## MATERIAL TO PROCESS
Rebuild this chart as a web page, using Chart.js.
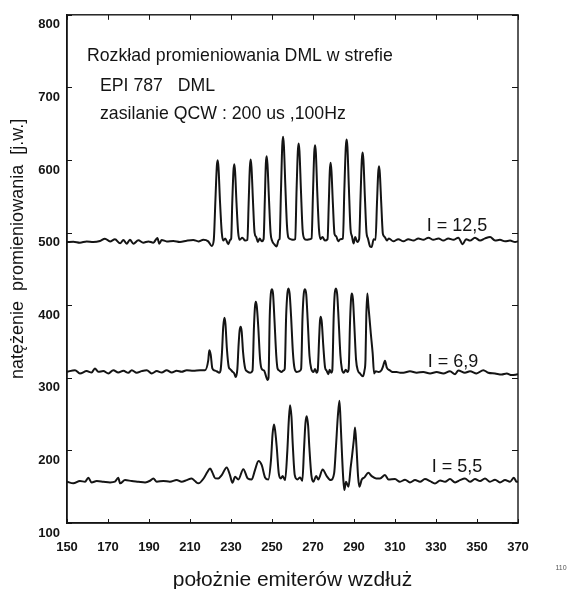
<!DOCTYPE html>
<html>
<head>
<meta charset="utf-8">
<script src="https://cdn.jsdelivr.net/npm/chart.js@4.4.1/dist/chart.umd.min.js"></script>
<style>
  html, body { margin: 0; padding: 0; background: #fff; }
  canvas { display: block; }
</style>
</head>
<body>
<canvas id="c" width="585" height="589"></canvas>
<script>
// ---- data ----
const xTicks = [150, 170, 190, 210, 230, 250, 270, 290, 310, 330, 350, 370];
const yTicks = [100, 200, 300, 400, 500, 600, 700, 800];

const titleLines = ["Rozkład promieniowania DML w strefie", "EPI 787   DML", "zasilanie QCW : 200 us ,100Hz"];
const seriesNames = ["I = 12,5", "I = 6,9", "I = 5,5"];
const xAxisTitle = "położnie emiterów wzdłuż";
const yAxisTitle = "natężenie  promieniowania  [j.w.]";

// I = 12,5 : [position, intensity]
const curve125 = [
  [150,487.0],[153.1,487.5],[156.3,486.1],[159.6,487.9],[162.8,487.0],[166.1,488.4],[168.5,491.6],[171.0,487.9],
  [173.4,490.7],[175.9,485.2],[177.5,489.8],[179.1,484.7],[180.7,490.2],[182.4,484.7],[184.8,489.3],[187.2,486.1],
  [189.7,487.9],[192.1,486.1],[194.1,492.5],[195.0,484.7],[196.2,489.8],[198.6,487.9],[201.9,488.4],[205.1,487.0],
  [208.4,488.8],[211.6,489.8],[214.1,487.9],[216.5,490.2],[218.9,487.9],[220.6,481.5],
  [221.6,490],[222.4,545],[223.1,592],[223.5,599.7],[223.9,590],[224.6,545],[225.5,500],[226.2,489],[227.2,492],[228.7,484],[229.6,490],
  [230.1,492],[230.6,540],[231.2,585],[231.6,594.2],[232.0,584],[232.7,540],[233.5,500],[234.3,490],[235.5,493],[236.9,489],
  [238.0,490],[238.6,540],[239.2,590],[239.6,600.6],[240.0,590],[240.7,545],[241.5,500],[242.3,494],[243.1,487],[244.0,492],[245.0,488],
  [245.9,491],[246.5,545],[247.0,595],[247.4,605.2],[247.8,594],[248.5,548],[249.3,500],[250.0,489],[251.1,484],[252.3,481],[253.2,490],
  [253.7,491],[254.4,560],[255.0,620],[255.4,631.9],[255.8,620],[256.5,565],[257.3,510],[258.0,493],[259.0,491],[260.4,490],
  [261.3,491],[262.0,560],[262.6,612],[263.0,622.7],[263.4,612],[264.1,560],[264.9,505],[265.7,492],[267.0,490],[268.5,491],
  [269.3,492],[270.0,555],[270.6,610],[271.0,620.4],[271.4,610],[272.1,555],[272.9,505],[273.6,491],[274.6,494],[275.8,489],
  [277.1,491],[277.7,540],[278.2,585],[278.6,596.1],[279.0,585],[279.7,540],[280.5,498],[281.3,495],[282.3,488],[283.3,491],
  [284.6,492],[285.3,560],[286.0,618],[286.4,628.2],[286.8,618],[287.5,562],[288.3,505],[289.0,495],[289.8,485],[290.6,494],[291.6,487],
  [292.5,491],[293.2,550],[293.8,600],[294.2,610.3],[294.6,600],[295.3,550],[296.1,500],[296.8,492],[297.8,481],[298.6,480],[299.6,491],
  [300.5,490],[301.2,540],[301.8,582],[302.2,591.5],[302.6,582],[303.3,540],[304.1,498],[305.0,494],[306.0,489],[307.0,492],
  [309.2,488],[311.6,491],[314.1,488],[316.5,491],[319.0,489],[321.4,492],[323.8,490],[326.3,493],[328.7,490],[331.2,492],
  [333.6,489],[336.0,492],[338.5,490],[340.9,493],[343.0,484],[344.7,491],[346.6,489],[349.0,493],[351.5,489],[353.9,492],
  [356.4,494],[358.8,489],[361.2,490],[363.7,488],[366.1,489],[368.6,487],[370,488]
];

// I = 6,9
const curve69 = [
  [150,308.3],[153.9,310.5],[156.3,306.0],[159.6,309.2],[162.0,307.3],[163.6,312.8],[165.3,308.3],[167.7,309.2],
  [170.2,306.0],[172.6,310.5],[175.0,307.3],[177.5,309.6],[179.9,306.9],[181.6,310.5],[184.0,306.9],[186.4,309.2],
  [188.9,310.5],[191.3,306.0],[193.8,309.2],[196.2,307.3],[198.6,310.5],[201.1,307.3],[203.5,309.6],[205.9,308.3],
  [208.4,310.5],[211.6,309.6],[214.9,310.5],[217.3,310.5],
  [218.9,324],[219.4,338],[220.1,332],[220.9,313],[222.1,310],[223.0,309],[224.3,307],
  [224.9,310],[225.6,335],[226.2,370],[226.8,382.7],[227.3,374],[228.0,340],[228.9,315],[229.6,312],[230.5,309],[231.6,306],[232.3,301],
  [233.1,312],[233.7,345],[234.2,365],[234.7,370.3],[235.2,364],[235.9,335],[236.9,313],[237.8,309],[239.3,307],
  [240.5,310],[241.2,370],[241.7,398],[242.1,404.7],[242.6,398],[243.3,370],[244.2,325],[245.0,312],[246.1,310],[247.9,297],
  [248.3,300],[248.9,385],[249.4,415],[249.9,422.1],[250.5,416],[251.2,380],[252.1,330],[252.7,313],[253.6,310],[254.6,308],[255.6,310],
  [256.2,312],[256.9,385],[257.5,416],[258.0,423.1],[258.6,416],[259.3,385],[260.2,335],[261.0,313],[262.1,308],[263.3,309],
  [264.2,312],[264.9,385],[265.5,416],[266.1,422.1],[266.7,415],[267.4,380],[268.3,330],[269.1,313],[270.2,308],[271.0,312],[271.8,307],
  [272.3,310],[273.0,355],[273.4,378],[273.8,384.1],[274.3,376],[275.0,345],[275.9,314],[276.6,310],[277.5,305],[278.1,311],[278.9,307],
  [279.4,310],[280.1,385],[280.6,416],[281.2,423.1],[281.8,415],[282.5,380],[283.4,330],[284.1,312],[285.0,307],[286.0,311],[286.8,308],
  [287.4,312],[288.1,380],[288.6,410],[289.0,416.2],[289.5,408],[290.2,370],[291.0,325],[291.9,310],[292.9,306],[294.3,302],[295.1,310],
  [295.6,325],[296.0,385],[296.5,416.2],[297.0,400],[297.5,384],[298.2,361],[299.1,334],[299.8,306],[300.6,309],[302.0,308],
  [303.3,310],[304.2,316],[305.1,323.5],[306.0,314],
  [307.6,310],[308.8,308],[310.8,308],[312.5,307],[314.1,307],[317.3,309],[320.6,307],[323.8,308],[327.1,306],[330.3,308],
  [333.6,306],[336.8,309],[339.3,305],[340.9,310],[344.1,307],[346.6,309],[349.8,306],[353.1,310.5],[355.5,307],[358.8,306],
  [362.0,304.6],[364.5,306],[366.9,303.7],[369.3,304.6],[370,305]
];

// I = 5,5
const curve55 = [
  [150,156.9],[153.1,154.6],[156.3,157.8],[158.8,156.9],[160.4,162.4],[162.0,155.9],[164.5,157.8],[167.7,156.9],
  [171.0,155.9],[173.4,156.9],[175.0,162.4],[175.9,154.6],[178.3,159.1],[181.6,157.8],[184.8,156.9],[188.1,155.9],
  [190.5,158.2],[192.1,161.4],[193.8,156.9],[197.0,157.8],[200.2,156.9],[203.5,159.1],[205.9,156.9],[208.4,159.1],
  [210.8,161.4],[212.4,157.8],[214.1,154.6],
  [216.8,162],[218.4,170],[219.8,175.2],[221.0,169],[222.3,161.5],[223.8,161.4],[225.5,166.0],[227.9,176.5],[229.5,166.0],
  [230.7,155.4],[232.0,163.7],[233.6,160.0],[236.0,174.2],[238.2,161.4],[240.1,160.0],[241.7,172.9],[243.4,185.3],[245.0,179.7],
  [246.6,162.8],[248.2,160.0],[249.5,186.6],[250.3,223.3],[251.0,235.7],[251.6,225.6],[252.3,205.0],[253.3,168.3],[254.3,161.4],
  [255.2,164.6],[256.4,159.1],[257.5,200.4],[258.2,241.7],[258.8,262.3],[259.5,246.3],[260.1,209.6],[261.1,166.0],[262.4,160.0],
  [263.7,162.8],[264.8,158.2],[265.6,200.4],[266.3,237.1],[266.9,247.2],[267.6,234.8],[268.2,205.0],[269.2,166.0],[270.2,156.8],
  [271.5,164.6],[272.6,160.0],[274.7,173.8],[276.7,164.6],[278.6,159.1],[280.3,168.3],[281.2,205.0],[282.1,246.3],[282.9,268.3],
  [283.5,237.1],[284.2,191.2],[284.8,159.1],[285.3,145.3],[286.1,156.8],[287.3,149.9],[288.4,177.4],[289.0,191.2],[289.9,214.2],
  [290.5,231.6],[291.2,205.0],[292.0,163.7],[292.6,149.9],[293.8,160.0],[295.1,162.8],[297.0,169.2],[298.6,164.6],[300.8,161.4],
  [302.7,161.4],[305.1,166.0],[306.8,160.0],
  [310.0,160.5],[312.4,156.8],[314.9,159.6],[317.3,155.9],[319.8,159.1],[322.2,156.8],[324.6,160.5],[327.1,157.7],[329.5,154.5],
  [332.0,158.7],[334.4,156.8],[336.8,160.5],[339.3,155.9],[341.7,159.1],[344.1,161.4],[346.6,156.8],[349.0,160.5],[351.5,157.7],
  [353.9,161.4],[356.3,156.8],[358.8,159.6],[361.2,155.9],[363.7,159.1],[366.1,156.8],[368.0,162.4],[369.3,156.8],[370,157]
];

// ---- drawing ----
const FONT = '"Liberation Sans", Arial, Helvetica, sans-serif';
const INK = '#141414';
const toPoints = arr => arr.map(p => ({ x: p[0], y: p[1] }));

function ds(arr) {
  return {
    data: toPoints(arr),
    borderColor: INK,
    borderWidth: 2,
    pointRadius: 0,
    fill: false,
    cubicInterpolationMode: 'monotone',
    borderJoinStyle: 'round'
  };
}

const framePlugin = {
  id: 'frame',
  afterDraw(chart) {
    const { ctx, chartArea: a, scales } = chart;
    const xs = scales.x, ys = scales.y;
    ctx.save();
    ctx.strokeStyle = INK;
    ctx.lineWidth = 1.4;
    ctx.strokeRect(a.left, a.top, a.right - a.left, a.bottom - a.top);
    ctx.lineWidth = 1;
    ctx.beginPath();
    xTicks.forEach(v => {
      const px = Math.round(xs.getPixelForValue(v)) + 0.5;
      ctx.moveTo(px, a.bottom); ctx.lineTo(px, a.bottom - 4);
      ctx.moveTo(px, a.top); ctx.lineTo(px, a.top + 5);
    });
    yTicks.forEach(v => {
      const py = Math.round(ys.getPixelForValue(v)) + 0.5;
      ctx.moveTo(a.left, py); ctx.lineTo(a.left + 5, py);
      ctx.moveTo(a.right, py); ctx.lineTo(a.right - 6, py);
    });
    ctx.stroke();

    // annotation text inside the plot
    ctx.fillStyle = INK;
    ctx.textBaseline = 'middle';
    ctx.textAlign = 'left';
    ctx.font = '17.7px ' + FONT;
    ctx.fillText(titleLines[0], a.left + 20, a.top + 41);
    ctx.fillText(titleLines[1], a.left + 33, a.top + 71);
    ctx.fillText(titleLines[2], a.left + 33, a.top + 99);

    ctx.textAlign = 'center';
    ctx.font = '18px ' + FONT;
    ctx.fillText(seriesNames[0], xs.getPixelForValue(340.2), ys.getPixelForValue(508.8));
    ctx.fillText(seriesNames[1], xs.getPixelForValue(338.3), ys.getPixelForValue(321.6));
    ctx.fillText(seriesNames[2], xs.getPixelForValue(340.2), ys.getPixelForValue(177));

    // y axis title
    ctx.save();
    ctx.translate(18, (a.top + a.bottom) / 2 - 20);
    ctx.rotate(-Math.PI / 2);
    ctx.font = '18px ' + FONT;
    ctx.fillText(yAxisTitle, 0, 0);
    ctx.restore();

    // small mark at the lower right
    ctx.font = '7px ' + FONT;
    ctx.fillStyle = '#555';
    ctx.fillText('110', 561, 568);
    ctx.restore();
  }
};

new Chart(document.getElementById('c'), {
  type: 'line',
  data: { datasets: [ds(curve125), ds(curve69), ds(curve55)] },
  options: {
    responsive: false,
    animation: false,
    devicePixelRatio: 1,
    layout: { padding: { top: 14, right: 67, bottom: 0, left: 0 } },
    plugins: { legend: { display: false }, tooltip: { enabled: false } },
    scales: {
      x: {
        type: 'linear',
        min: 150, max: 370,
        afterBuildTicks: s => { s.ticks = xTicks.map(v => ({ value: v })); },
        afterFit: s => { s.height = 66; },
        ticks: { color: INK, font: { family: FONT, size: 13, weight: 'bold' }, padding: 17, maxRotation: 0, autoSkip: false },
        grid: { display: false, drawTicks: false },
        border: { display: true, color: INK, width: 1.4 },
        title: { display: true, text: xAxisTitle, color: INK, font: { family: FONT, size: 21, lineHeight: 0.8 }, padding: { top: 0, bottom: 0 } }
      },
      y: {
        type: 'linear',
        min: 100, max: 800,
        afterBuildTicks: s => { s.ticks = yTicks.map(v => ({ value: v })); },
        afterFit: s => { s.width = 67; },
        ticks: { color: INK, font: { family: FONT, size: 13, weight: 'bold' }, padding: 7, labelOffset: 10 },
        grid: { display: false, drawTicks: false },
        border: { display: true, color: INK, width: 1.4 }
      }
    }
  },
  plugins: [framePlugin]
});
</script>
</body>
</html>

==

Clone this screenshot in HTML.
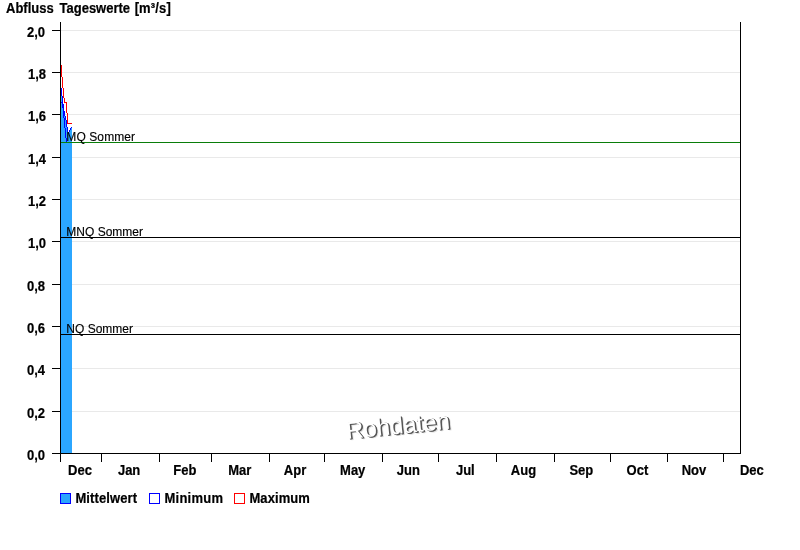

## STATED EXERCISE
Print everything from the line with "Rebuild this chart" down to the line with "const yTicks = [100, 200, 300, 400, 500, 600, 700, 800];" in the entries above, both lines included and nothing more, without the pictures.

## EXERCISE RESPONSE
Rebuild this chart as a web page, using Chart.js.
<!DOCTYPE html>
<html>
<head>
<meta charset="utf-8">
<script src="https://cdn.jsdelivr.net/npm/chart.js@4.4.1/dist/chart.umd.min.js"></script>
<style>
  html, body { margin: 0; padding: 0; background: #fff; }
  canvas { display: block; }
</style>
</head>
<body>
<canvas id="c" width="585" height="589"></canvas>
<script>
// ---- data ----
const xTicks = [150, 170, 190, 210, 230, 250, 270, 290, 310, 330, 350, 370];
const yTicks = [100, 200, 300, 400, 500, 600, 700, 800];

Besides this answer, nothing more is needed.